I can deal with oddball down-to-the-minute stories like the “oh, that’s who good ole Hector’s playing” appearance of go-to Elizondo’s day-saving electrician Kaminsky, and silly misdirects like Josh Duhamel and Hilary Swank’s story intersection. I really like sweet, timely surprises like Halle Berry’s could-have-induced-eye-rolling video chat with her soldier husband and I can even get behind couples meeting in elevators, once-a-year midnight meetups, typical coming-of-age through boy-kissing stories, apologetic rockstar proposals, sentimental dying dads, comic/sweet births and a nice youthful-free-spirit-inspires-downtrodden-adult-and-learns-compassion plot. And New Year’s Eve executes some of those with at least mild competency. But no matter what silly (or, in the case of some of the greats of the genre, inspired) story you’re following, a romantic comedy lives or dies by the chemistry of its stars and on that count New Year’s Eve is a dramatic failure.
The trapped-in-an-elevator pairing of Ashton Kutcher and Lea Michele seems to have been designed for maximum annoyance; they’re both so grossly over-exposed, but at this point her affected wail is so grating that I was thrilled whenever he spoke in her place. A Josh Duhamel-Sarah Jessica Parker coupling inspires confusion with just a dash of ick factor. Jon Bon Jovi is a charm-machine, and while his screen partner Katherine Heigl is known for her romantic comedy flair, the two bicker well and sizzle not at all. In fact, the only sizzle in their scenes is provided by the one-note but SUCH-A-GOOD-NOTE Sofia Vergara, who is predictably funny as Heigl’s sous chef. The RV-driving family in Duhamel’s story is sweet, and actually Duhamel’s a great romantic comedy actor for most of the film, until he meets up with the miscast Parker, who, for the majority of her story, is perfectly lovely as (welcome back!) Abigail Breslin’s exhausted mother; but her and Duhamel were just gross. I was disproportionately thrilled to see Zac Efron in a fun role (though the 22 year gap between him and his “sister” was a little ridiculous); I think he’s always gotten a bad rap for the bad writing he endured in his early career, which he doesn’t necessarily deserve. And while his part in his story is cute (though a bit of a Walk to Remember ripoff at times), Michelle Pfeiffer’s character is such a drippy mess of a human that caring about her is next to impossible. Cameos from a Bueller-referencing Matthew Broderick, a charming Alyssa Milano, (WESLEY!) Carey Elwes and the always wonderful John Lithgow were greatly appreciated and Seacrest’s participation sold the premise like a good Jon Stewart cameo in a political film. I liked Halle Berry (which I usually don’t) and Seth Meyers (which I always do) and can confirm that, just in time for her to take our beloved JT off the market, I’m finally fond of Jessica Biel, who is pretty funny as half of the only convincing couple on screen (with Meyers- LOVE).
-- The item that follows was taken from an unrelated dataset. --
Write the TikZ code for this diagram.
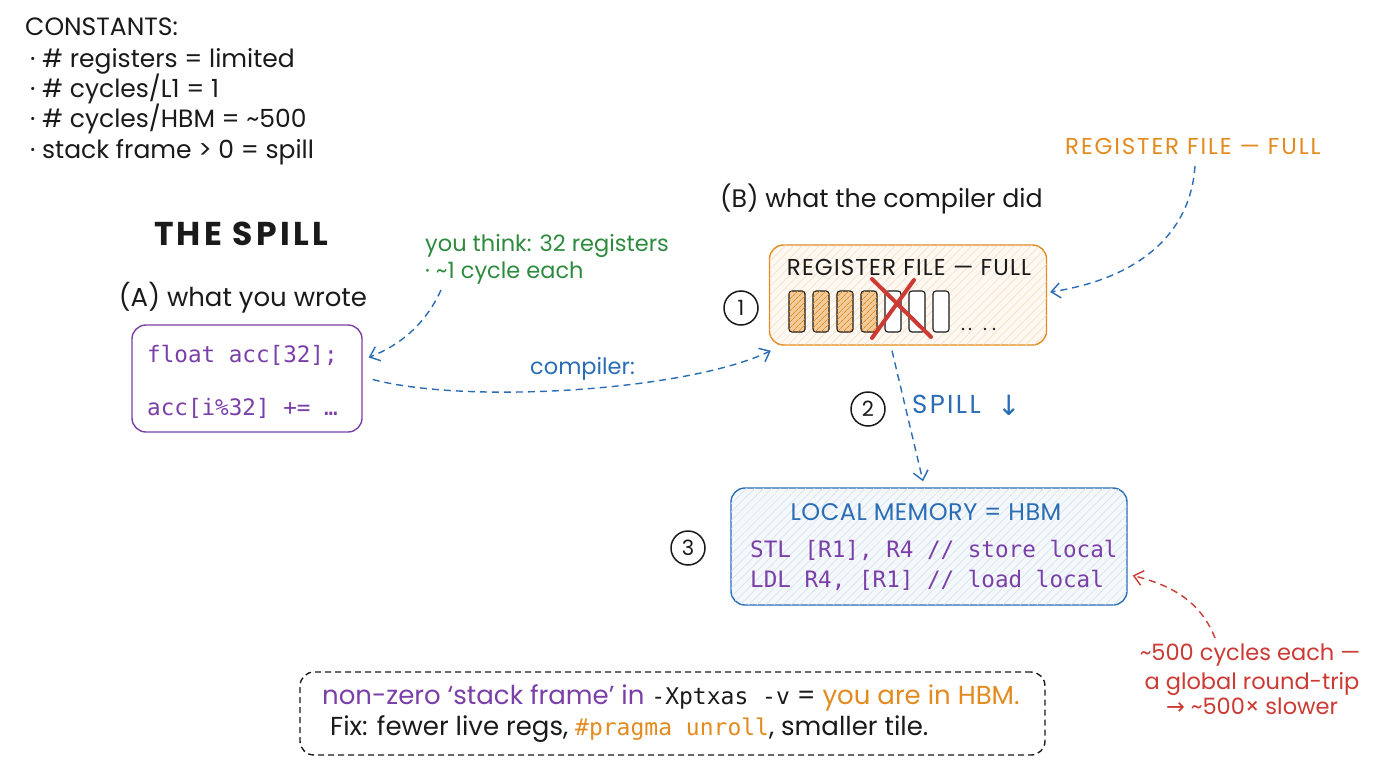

New Year’s Eve is decently paced, not altogether horrendously written (it could’ve been a lot worse) and sports a great soundtrack of poppy feel-good silliness. The most fun thing about it is attempting to piece it together, Sherlock your way through the evidence and determine which storylines will intersect where (I had Duhamel lowered down to Parker or Swank within minutes but refused to believe the truth until it was too late). It could have been a fairly decent, thoroughly enjoyable if forgettable break from the heaviness of Oscar movie season. It is entirely the casting director’s fault that it isn’t. Garry Marshall is the man who launched the careers of Julia Roberts and Anne Hathaway. As the unknown stars of his movies, those two mega-celebrities made magic on the screen with the sort of dazzle only an unknown can muster. Before he makes St. Patrick’s Day, I really want Marshall to remember what that was like.